象の越える山脈

遠い昔、アルプスを象とともに越えた軍隊がいたという。
いや、船を押しながらだったと聞いたような気もする。

それを率いたのがカルタゴの英雄、ハンニバル。戦った相手がローマ。
このことに関して僕の知っていることといえばこの程度だ。
これは好都合な話で、ハンニバルの戦記物でも読みながら旅をするというのは大変楽しそうだ。

このようなことを今後の旅行計画を考えているときに思いついてしまった。
ちょっと調べてみると、彼らはフランスの南海岸へ上陸し、やや内陸を進んだのちアルプスを越え、イタリアへ向かったらしい。海あり山ありの、自転車旅行のコースとしても魅力的だ。更に都合のいいことに、実際にどこを通ったかは色々な意見があるらしい。
ということは、僕に都合の良い峠を通ってしまえば、「ハンニバルの峠」を通ったといいはることができる。僕は歴史家ではなく旅人なので、正確な位置を知るよりも話のねたを増やすことのほうが重要だ。アルプス越えは簡単ではないだろうが、まぁ象(船?)にだってできるのだ。自転車でも可能だろう。
(残念ながらアルプスを越えたのは船ではなく象だったようだ。船が越えたのはコンスタンチノープルの丘、トルコ軍の話と混同していた)

取れる休みは2週間。自転車で移動するなら、1日100kmとしてまぁ1000km以内なら良いだろう。
このような計算で地図帖を開いてみると、ヨーロッパは思っていたよりも狭いことに気付く。普段見慣れているのは国別の地図のほうが多いため、だまされてしまっていたのだろう。


このような行程を行くつもり。電車を使うこともあるだろう。

というわけで、ニースからローマまでの、2週間の旅が決まった。
2週間というのは世間的には大変長い休暇らしい。

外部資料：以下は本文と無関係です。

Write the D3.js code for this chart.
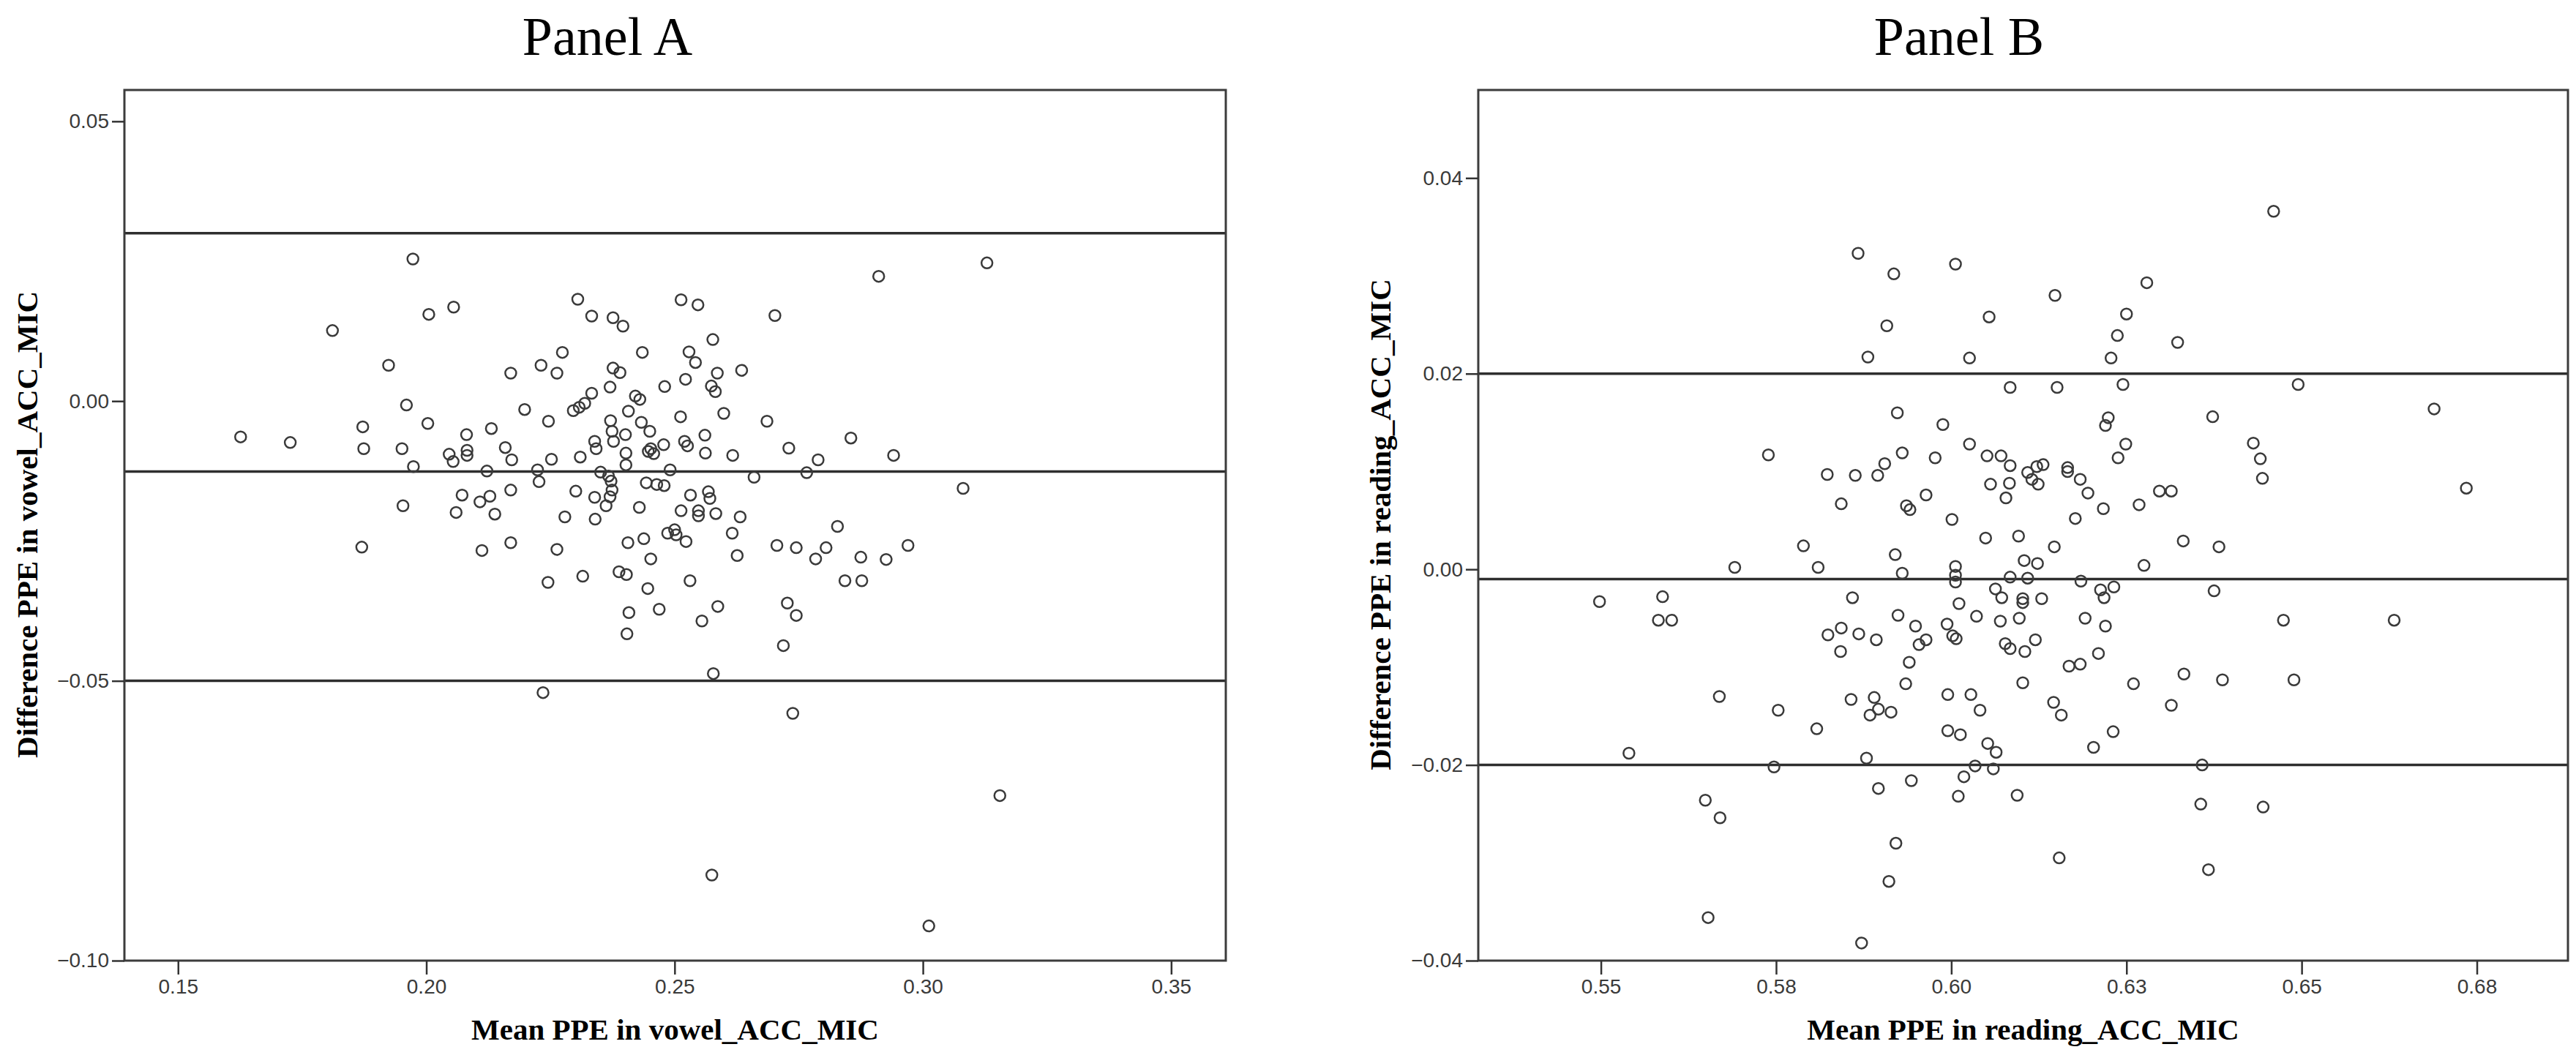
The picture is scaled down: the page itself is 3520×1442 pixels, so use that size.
<!DOCTYPE html>
<html><head><meta charset="utf-8">
<script src="https://cdn.jsdelivr.net/npm/d3@7"></script>
<style>html,body{margin:0;padding:0;background:#fff;} svg{display:block;}</style>
</head><body>
<svg id="chart" width="3520" height="1442"></svg>
<script>
// ---------- DATA ----------
const meanA = [
0.1973,0.1811,0.2005,0.2055,0.2305,0.2333,0.2376,0.2396,0.1924,0.2274,
0.2170,0.2231,0.2263,0.2376,0.2390,0.2370,0.2333,0.2319,0.2308,0.2296,
0.2198,0.2246,0.1960,0.2003,0.1872,0.1626,0.1726,0.1874,0.1951,0.2081,
0.2131,0.2159,0.2172,0.2046,0.2054,0.2082,0.2082,0.1974,0.2122,0.2224,
0.2227,0.2252,0.2310,0.2339,0.2342,0.2371,0.2374,0.2377,0.2407,0.2401,
0.2402,0.2402,0.2351,0.2367,0.2372,0.2374,0.2370,0.2362,0.2339,0.2340,
0.2301,0.2279,0.2170,0.2128,0.2108,0.2072,0.2060,0.2138,0.1953,0.1870,
0.2112,0.2170,0.2263,0.2406,0.2245,0.2315,0.2388,0.2403,0.2408,0.2404,
0.2235,
0.2435,0.2513,0.2547,0.2702,0.2911,0.3129,0.2577,0.2529,0.2542,0.2586,
0.2635,0.2522,0.2480,0.2574,0.2582,0.2421,0.2430,0.2512,0.2599,0.2686,
0.2433,0.2450,0.2478,0.2452,0.2458,0.2447,0.2520,0.2526,0.2561,0.2562,
0.2617,0.2730,0.2855,0.2941,0.2789,0.2766,0.2660,0.2491,0.2443,0.2464,
0.2479,0.3081,0.2532,0.2568,0.2571,0.2429,0.2513,0.2548,0.2548,0.2583,
0.2632,0.2828,0.2616,0.2486,0.2500,0.2503,0.2523,0.2438,0.2706,0.2745,
0.2805,0.2784,0.2875,0.2926,0.2970,0.2626,0.2452,0.2531,0.2446,0.2843,
0.2877,0.2469,0.2587,0.2555,0.2727,0.2745,0.2719,0.2578,0.2738,
0.2575,0.3012,0.3155
];
const diffA = [
0.0254,0.0126,0.0155,0.0168,0.0182,0.0152,0.0149,0.0134,0.0064,0.0087,
0.0050,0.0064,0.0050,0.0059,0.0051,0.0025,0.0014,-0.0004,-0.0011,-0.0017,
-0.0015,-0.0036,-0.0007,-0.0040,-0.0046,-0.0064,-0.0074,-0.0085,-0.0085,-0.0060,
-0.0049,-0.0083,-0.0105,-0.0095,-0.0108,-0.0088,-0.0097,-0.0117,-0.0125,-0.0123,
-0.0144,-0.0104,-0.0100,-0.0072,-0.0085,-0.0035,-0.0054,-0.0072,-0.0018,-0.0060,
-0.0093,-0.0114,-0.0127,-0.0134,-0.0143,-0.0159,-0.0171,-0.0187,-0.0172,-0.0211,
-0.0161,-0.0207,-0.0159,-0.0170,-0.0180,-0.0168,-0.0199,-0.0202,-0.0187,-0.0261,
-0.0267,-0.0253,-0.0265,-0.0253,-0.0324,-0.0313,-0.0305,-0.0310,-0.0378,-0.0416,
-0.0521,
0.0087,0.0181,0.0172,0.0153,0.0223,0.0247,0.0110,0.0088,0.0069,0.0050,
0.0055,0.0039,0.0026,0.0027,0.0017,0.0009,0.0003,-0.0028,-0.0022,-0.0036,
-0.0038,-0.0054,-0.0078,-0.0085,-0.0094,-0.0090,-0.0072,-0.0080,-0.0061,-0.0093,
-0.0097,-0.0084,-0.0066,-0.0097,-0.0105,-0.0128,-0.0136,-0.0123,-0.0146,-0.0149,
-0.0151,-0.0156,-0.0168,-0.0162,-0.0174,-0.0190,-0.0196,-0.0196,-0.0205,-0.0201,
-0.0207,-0.0224,-0.0236,-0.0236,-0.0230,-0.0239,-0.0251,-0.0246,-0.0258,-0.0262,
-0.0262,-0.0282,-0.0279,-0.0283,-0.0258,-0.0276,-0.0282,-0.0321,-0.0335,-0.0321,
-0.0321,-0.0372,-0.0367,-0.0393,-0.0361,-0.0383,-0.0437,-0.0487,-0.0558,
-0.0847,-0.0938,-0.0705
];
const meanB = [
0.5867,0.5918,0.6006,0.6148,0.6054,0.5908,0.5881,0.6026,0.6084,0.6151,
0.5923,0.5988,0.5739,0.6026,0.5930,0.5905,0.5977,0.6051,0.6071,0.6084,
0.5823,0.5863,0.5895,0.6109,0.6122,0.6131,0.6115,0.6124,0.6056,0.6083,
0.6078,0.5843,0.5936,0.5941,0.5964,0.6001,0.6049,0.6096,0.6147,0.5789,
0.5920,0.6104,0.6123,
0.6460,0.6279,0.6250,0.6237,0.6323,0.6228,0.6245,0.6495,0.6689,0.6373,
0.6224,0.6220,0.6249,0.6238,0.6431,0.6441,0.6444,0.6735,0.6166,0.6166,
0.6184,0.6195,0.6297,0.6314,0.6268,0.6217,0.6177,0.6331,0.6382,0.6275,
0.5691,0.5810,0.5930,0.6006,0.6006,0.6006,0.5498,0.5588,0.5582,0.5601,
0.5859,0.5924,0.5949,0.5843,0.5824,0.5868,0.5893,0.5842,0.5964,0.5954,
0.5994,0.6002,0.6007,0.6011,0.6036,0.5940,0.5935,0.6063,0.6072,0.6084,
0.6109,0.6102,0.6102,0.6129,0.6070,0.6097,0.6077,0.6084,0.6105,0.6120,
0.6102,0.5995,0.6028,0.6041,0.5669,0.5753,0.5808,0.5857,0.5890,0.5896,
0.5884,0.5914,0.5995,0.6013,0.6052,0.6064,0.5879,0.5540,0.5747,0.6034,
0.6018,0.6060,0.5896,0.5943,0.6010,0.6094,0.5649,0.5670,0.5921,0.5911,
0.5653,0.5872,
0.6185,0.6213,0.6232,0.6218,0.6375,0.6191,0.6220,0.6474,0.6632,0.6210,
0.6168,0.6184,0.6260,0.6332,0.6387,0.6489,0.6314,0.6146,0.6157,0.6231,
0.6203,0.6358,0.6356,0.6445,0.6154,0.6367
];
const diffB = [
0.0323,0.0302,0.0312,0.0280,0.0258,0.0249,0.0217,0.0216,0.0186,0.0186,
0.0160,0.0148,0.0117,0.0128,0.0119,0.0108,0.0114,0.0116,0.0116,0.0106,
0.0097,0.0096,0.0096,0.0099,0.0105,0.0107,0.0092,0.0087,0.0087,0.0088,
0.0073,0.0067,0.0065,0.0061,0.0076,0.0051,0.0032,0.0034,0.0023,0.0024,
0.0015,0.0009,0.0006,
0.0366,0.0293,0.0261,0.0239,0.0232,0.0216,0.0189,0.0189,0.0164,0.0156,
0.0155,0.0147,0.0128,0.0114,0.0129,0.0113,0.0093,0.0083,0.0104,0.0100,
0.0092,0.0078,0.0080,0.0080,0.0066,0.0062,0.0052,0.0029,0.0023,0.0004,
0.0002,0.0002,-0.0004,0.0003,-0.0006,-0.0013,-0.0033,-0.0028,-0.0052,-0.0052,
-0.0029,-0.0047,-0.0058,-0.0060,-0.0067,-0.0066,-0.0072,-0.0084,-0.0072,-0.0077,
-0.0056,-0.0068,-0.0071,-0.0035,-0.0048,-0.0095,-0.0117,-0.0020,-0.0029,-0.0008,
-0.0009,-0.0030,-0.0034,-0.0030,-0.0053,-0.0050,-0.0076,-0.0081,-0.0084,-0.0072,
-0.0116,-0.0128,-0.0128,-0.0144,-0.0130,-0.0144,-0.0163,-0.0133,-0.0131,-0.0143,
-0.0149,-0.0146,-0.0165,-0.0169,-0.0178,-0.0187,-0.0193,-0.0188,-0.0202,-0.0201,
-0.0212,-0.0204,-0.0224,-0.0216,-0.0232,-0.0231,-0.0236,-0.0254,-0.0280,-0.0319,
-0.0356,-0.0382,
-0.0012,-0.0021,-0.0018,-0.0029,-0.0022,-0.0050,-0.0058,-0.0052,-0.0052,-0.0086,
-0.0099,-0.0097,-0.0117,-0.0107,-0.0113,-0.0113,-0.0139,-0.0136,-0.0149,-0.0166,
-0.0182,-0.0200,-0.0240,-0.0243,-0.0295,-0.0307
];
const refLinesA = [0.030, -0.0126, -0.050];
const refLinesB = [0.020, -0.0010, -0.020];

const xTicksA = [0.15, 0.20, 0.25, 0.30, 0.35];
const xTickLabelsA = ["0.15", "0.20", "0.25", "0.30", "0.35"];
const yTicksA = [-0.10, -0.05, 0.00, 0.05];
const yTickLabelsA = ["\u22120.10", "\u22120.05", "0.00", "0.05"];
const xTicksB = [0.55, 0.575, 0.60, 0.625, 0.65, 0.675];
const xTickLabelsB = ["0.55", "0.58", "0.60", "0.63", "0.65", "0.68"];
const yTicksB = [-0.04, -0.02, 0.00, 0.02, 0.04];
const yTickLabelsB = ["\u22120.04", "\u22120.02", "0.00", "0.02", "0.04"];

const xDomainA = [0.1392, 0.3610];
const yDomainA = [-0.10, 0.0556];
const xDomainB = [0.5325, 0.6880];
const yDomainB = [-0.04, 0.049];

const panelTitles = ["Panel A", "Panel B"];
const xTitles = ["Mean PPE in vowel_ACC_MIC", "Mean PPE in reading_ACC_MIC"];
const yTitles = ["Difference PPE in vowel_ACC_MIC", "Difference PPE in reading_ACC_MIC"];

// ---------- LAYOUT ----------
const panels = [
  {mean: meanA, diff: diffA, refs: refLinesA, xt: xTicksA, xl: xTickLabelsA, yt: yTicksA, yl: yTickLabelsA,
   xd: xDomainA, yd: yDomainA, title: panelTitles[0], xTitle: xTitles[0], yTitle: yTitles[0],
   left: 170, right: 1675, top: 123, bottom: 1313, titleX: 830, yTitleX: 51},
  {mean: meanB, diff: diffB, refs: refLinesB, xt: xTicksB, xl: xTickLabelsB, yt: yTicksB, yl: yTickLabelsB,
   xd: xDomainB, yd: yDomainB, title: panelTitles[1], xTitle: xTitles[1], yTitle: yTitles[1],
   left: 2020, right: 3509, top: 123, bottom: 1313, titleX: 2677, yTitleX: 1900}
];

const svg = d3.select("#chart");
svg.append("rect").attr("width", 3520).attr("height", 1442).attr("fill", "#fff");

const serif = "'Liberation Serif','Times New Roman',Times,serif";
const sans = "'Liberation Sans',Arial,Helvetica,sans-serif";

panels.forEach(p => {
  const x = d3.scaleLinear().domain(p.xd).range([p.left, p.right]);
  const y = d3.scaleLinear().domain(p.yd).range([p.bottom, p.top]);
  const g = svg.append("g");

  // title
  g.append("text").attr("x", p.titleX).attr("y", 75).attr("text-anchor", "middle")
    .attr("font-family", serif).attr("font-size", 74).attr("fill", "#000").text(p.title);

  // reference lines
  g.selectAll("line.ref").data(p.refs).enter().append("line").attr("class", "ref")
    .attr("x1", p.left).attr("x2", p.right)
    .attr("y1", d => y(d)).attr("y2", d => y(d))
    .attr("stroke", "#2e2e2e").attr("stroke-width", 3.5);

  // points
  g.selectAll("circle").data(p.mean.map((m, i) => [m, p.diff[i]])).enter().append("circle")
    .attr("cx", d => x(d[0])).attr("cy", d => y(d[1])).attr("r", 7.5)
    .attr("fill", "none").attr("stroke", "#3a3a3a").attr("stroke-width", 2.5);

  // frame
  g.append("rect").attr("x", p.left).attr("y", p.top)
    .attr("width", p.right - p.left).attr("height", p.bottom - p.top)
    .attr("fill", "none").attr("stroke", "#3c3c3c").attr("stroke-width", 3);

  // axes
  const yAxis = d3.axisLeft(y).tickValues(p.yt).tickFormat((d, i) => p.yl[i])
    .tickSize(17).tickSizeOuter(0).tickPadding(4);
  const ya = g.append("g").attr("transform", `translate(${p.left},0)`).call(yAxis);
  const xAxis = d3.axisBottom(x).tickValues(p.xt).tickFormat((d, i) => p.xl[i])
    .tickSize(19).tickSizeOuter(0).tickPadding(6);
  const xa = g.append("g").attr("transform", `translate(0,${p.bottom})`).call(xAxis);
  [ya, xa].forEach(a => {
    a.select(".domain").remove();
    a.selectAll(".tick line").attr("stroke", "#333").attr("stroke-width", 2.5);
    a.selectAll(".tick text").attr("font-family", sans).attr("font-size", 28).attr("fill", "#3a3a3a");
  });

  // axis titles
  g.append("text").attr("x", (p.left + p.right) / 2).attr("y", 1421).attr("text-anchor", "middle")
    .attr("font-family", serif).attr("font-weight", "bold").attr("font-size", 41).attr("fill", "#000")
    .text(p.xTitle);
  g.append("text").attr("transform", `translate(${p.yTitleX},717) rotate(-90)`).attr("text-anchor", "middle")
    .attr("font-family", serif).attr("font-weight", "bold").attr("font-size", 41).attr("fill", "#000")
    .text(p.yTitle);
});
</script>
</body></html>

だが自転車旅行をするとなると、不可能ではないが十分な期間とはいえない。(例えば5日間雨が降ったら致命的だが、そのくらい雨が降ることも十分考えられるだろう。)
日の出を見るチャンスが最大でも14回しかない。その前景となるのは青い海岸線か、白い山脈か、小さな石づくりの町並みか。そのうちの何回かでも、そういう景色に出会えるだろうか。

時間が限られている以上、やりたいことの選択と集中が大事だ。
シュノーケリングはするかもしれないが、美術館巡り、教会巡りなどはやらないだろう。
今回は登山靴は持っていくが釣り竿は持っていかない。三脚は持っていくが、水中ハウジングは持っていかない。全行程を自転車では行かない。ユースホステルに泊まるかもしれないが、基本的にはテントだろう。

現在出発の2日前。実験室と製図室を往復する日常からは、遠い異国の、青い海と白い山脈の中のテント生活は、まだまったく現実的なものとして感じられない。うーん、大丈夫だろうか。

準備がはかどらない。あぁ早くしなくては。